The first line, "One, you're like a dream come true," I understand to be a simile in which your narrator asserts a kind of metaphysical rightness in regards to his object of affection. And the second line, "Two, just want to be with you" continues this list of feelings that she inspires in the narrator. By the third line, "Three, Girl it's plain to see, that you're the only one for me," you have clearly established this pattern--the listener now has the expectation that each number will correspond to a reason, if you will, that the narrator's girl is the only one for him. Now, line four is where I get hung up. In it, you sing. "Four, repeat steps one through three /Make you fall in love with me." It seems here that you are treating lines one through three as if they were steps that one could follow. But if you remember, step one was, "One, you're like a dream come true," which seems to be more a statement of fact then a step which one could follow, indeed, a step that, if followed, would make the girl fall in love with the narrator. Lines two and three only further the confusion. How could one repeat the step "Just want to be with you," or even "Girl it's plain to see, that you're the only one for me?"
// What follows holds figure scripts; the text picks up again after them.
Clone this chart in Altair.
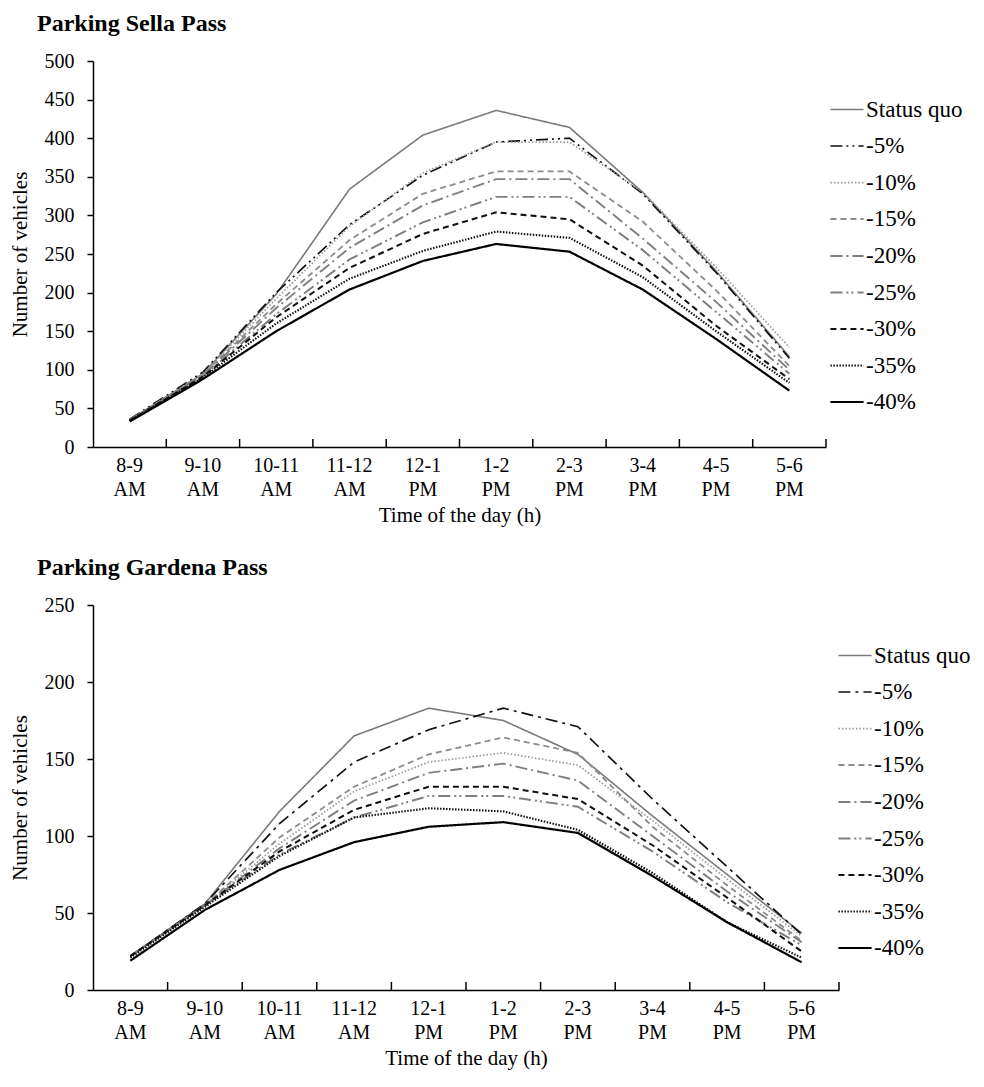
import altair as alt
import pandas as pd

times = ["8-9 AM", "9-10 AM", "10-11 AM", "11-12 AM", "12-1 PM",
         "1-2 PM", "2-3 PM", "3-4 PM", "4-5 PM", "5-6 PM"]
scenarios = ["Status quo", "-5%", "-10%", "-15%", "-20%", "-25%", "-30%", "-35%", "-40%"]

# Parking Sella Pass
sella_status_quo = [35, 95, 198, 334, 404, 436, 414, 330, 228, 117]
sella_m5 = [36, 97, 200, 288, 352, 395, 400, 328, 226, 115]
sella_m10 = [35, 95, 192, 286, 355, 395, 395, 330, 233, 129]
sella_m15 = [35, 94, 185, 268, 328, 357, 357, 292, 203, 105]
sella_m20 = [35, 93, 180, 258, 313, 347, 347, 270, 188, 100]
sella_m25 = [35, 92, 172, 243, 291, 324, 324, 255, 175, 95]
sella_m30 = [34, 91, 168, 232, 276, 304, 295, 235, 157, 88]
sella_m35 = [34, 90, 160, 218, 254, 279, 271, 220, 150, 83]
sella_m40 = [33, 88, 150, 204, 241, 263, 253, 204, 140, 73]

# Parking Gardena Pass
gardena_status_quo = [22, 56, 116, 165, 183, 175, 153, 113, 75, 37]
gardena_m5 = [22, 56, 108, 148, 169, 183, 171, 124, 80, 36]
gardena_m10 = [22, 55, 95, 129, 148, 154, 146, 110, 72, 35]
gardena_m15 = [22, 55, 99, 132, 153, 164, 154, 106, 68, 32]
gardena_m20 = [22, 55, 92, 123, 141, 147, 136, 100, 64, 31]
gardena_m25 = [22, 55, 88, 112, 126, 126, 119, 90, 57, 29]
gardena_m30 = [22, 55, 90, 117, 132, 132, 124, 94, 60, 25]
gardena_m35 = [21, 54, 87, 112, 118, 116, 104, 76, 44, 21]
gardena_m40 = [19, 52, 78, 96, 106, 109, 102, 74, 44, 18]

sella_series = [sella_status_quo, sella_m5, sella_m10, sella_m15, sella_m20,
                sella_m25, sella_m30, sella_m35, sella_m40]
gardena_series = [gardena_status_quo, gardena_m5, gardena_m10, gardena_m15, gardena_m20,
                  gardena_m25, gardena_m30, gardena_m35, gardena_m40]

colors = ["#7a7a7a", "#111111", "#9a9a9a", "#8c8c8c", "#7f7f7f", "#7f7f7f", "#111111", "#111111", "#000000"]
widths = [1.6, 2.2, 1.6, 1.8, 1.8, 1.8, 2.0, 2.0, 2.4]
dashes_top = [[1, 0], [12, 4, 2, 4, 2, 4], [1.5, 2], [6, 4], [12, 4, 2, 4], [12, 4, 2, 3, 2, 4],
              [6, 4], [1.5, 1.5], [1, 0]]
dashes_bottom = [[1, 0], [12, 5, 3, 5], [1.5, 2], [6, 4], [12, 4, 2, 4], [12, 4, 2, 3, 2, 4],
                 [6, 4], [1.5, 1.5], [1, 0]]

FONT = "Liberation Serif"


def long_table(series):
    rows = []
    for name, vals in zip(scenarios, series):
        for t, v in zip(times, vals):
            rows.append({"time": t, "scenario": name, "value": v})
    return pd.DataFrame(rows)


def panel(series, title, ymax, w, h, dashes, lx, ly):
    df = long_table(series)
    xscale = alt.Scale(type="band", domain=times, paddingInner=0, paddingOuter=0)
    legend = alt.Legend(title=None, orient="none", legendX=lx, legendY=ly,
                        symbolType="stroke", symbolSize=1100, labelFont=FONT,
                        labelFontSize=23, labelColor="#000", rowPadding=6.5,
                        labelOffset=1, labelLimit=250)
    lines = alt.Chart(df).mark_line().encode(
        x=alt.X("time:N", bandPosition=0.5, scale=xscale, sort=times,
                axis=alt.Axis(title="Time of the day (h)", ticks=False,
                              labelExpr="split(datum.value, ' ')", labelAngle=0)),
        y=alt.Y("value:Q", scale=alt.Scale(domain=[0, ymax]),
                axis=alt.Axis(title="Number of vehicles", values=list(range(0, ymax + 1, 50)))),
        color=alt.Color("scenario:N", scale=alt.Scale(domain=scenarios, range=colors),
                        sort=scenarios, legend=legend),
        strokeDash=alt.StrokeDash("scenario:N", scale=alt.Scale(domain=scenarios, range=dashes),
                                  sort=scenarios, legend=legend),
        strokeWidth=alt.StrokeWidth("scenario:N", scale=alt.Scale(domain=scenarios, range=widths),
                                    sort=scenarios, legend=legend),
        order=alt.Order("time_idx:Q"),
    ).transform_calculate(
        time_idx="indexof(" + str(times) + ", datum.time)"
    )
    ticks = alt.Chart(pd.DataFrame({"time": times})).mark_rule(color="#000", strokeWidth=1.5).encode(
        x=alt.X("time:N", bandPosition=1, scale=xscale, sort=times),
        y=alt.value(h - 8),
        y2=alt.value(h),
    )
    return alt.layer(lines, ticks).properties(
        width=w, height=h,
        title=alt.TitleParams(title, anchor="start", font=FONT, fontSize=24,
                              fontWeight="bold", color="#000", dx=28, offset=15),
    )


top = panel(sella_series, "Parking Sella Pass", 500, 733, 386, dashes_top, 736, 31)
bottom = panel(gardena_series, "Parking Gardena Pass", 250, 746, 385, dashes_bottom, 744, 33)

chart = alt.vconcat(top, bottom, spacing=31).resolve_scale(
    color="independent", strokeDash="independent", strokeWidth="independent",
    x="independent", y="independent"
).resolve_legend(
    color="independent", strokeDash="independent", strokeWidth="independent"
).configure_view(
    stroke=None
).configure_axis(
    grid=False, domainColor="#000", domainWidth=1.5, tickColor="#000", tickWidth=1.5,
    labelFont=FONT, titleFont=FONT, labelColor="#000", titleColor="#000",
    titleFontWeight="normal"
).configure_axisY(
    labelFontSize=20, titleFontSize=21, tickSize=6, labelPadding=13, titlePadding=14
).configure_axisX(
    labelFontSize=20, titleFontSize=21, labelPadding=8, labelLineHeight=24, titlePadding=5
).properties(
    background="white",
    padding={"left": 1, "top": 4, "right": 0, "bottom": 6}
)

chart.save("out.html", embed_options={"renderer": "svg", "actions": False})
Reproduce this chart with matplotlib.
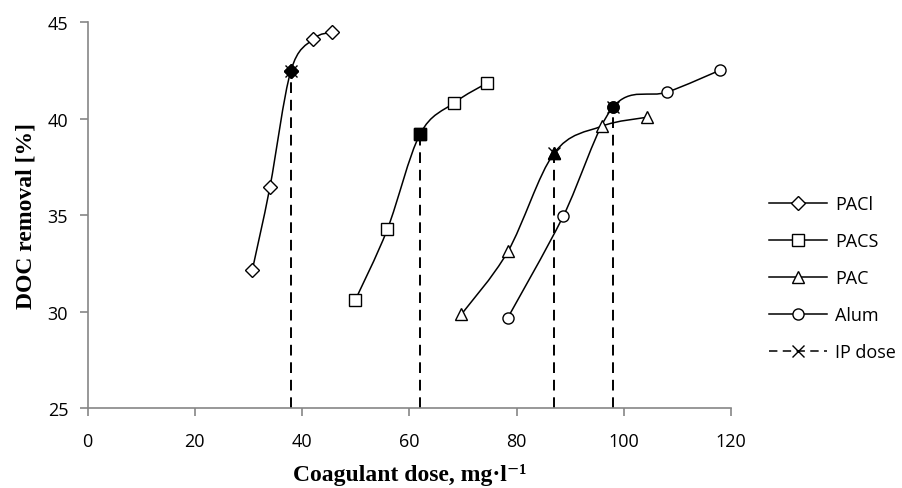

I'm sure you can imagine my concern upon hearing this in your song. If I, for example, had a girl that I felt was the only one for me, and wished to emulate your narrator's methods in an effort to make said girl fall in love with me, then where would I begin? "Repeat steps one through three," your narrator mockingly tells me, as I vainly attempt to carry out step one, "you're like a dream come true." Certainly you would admit that no girl has ever been made to fall in love with a person for simply "wanting to be with you."

Thank you for your time--if you have any suggestions on how I can resolve this dilemma, I would appreciate it greatly if you could let me know.

A Concerned Listener

Posted by lisa at October 22, 2003 09:22 AM

And how! The logical suppositions are clearly frustrating and futile for making love.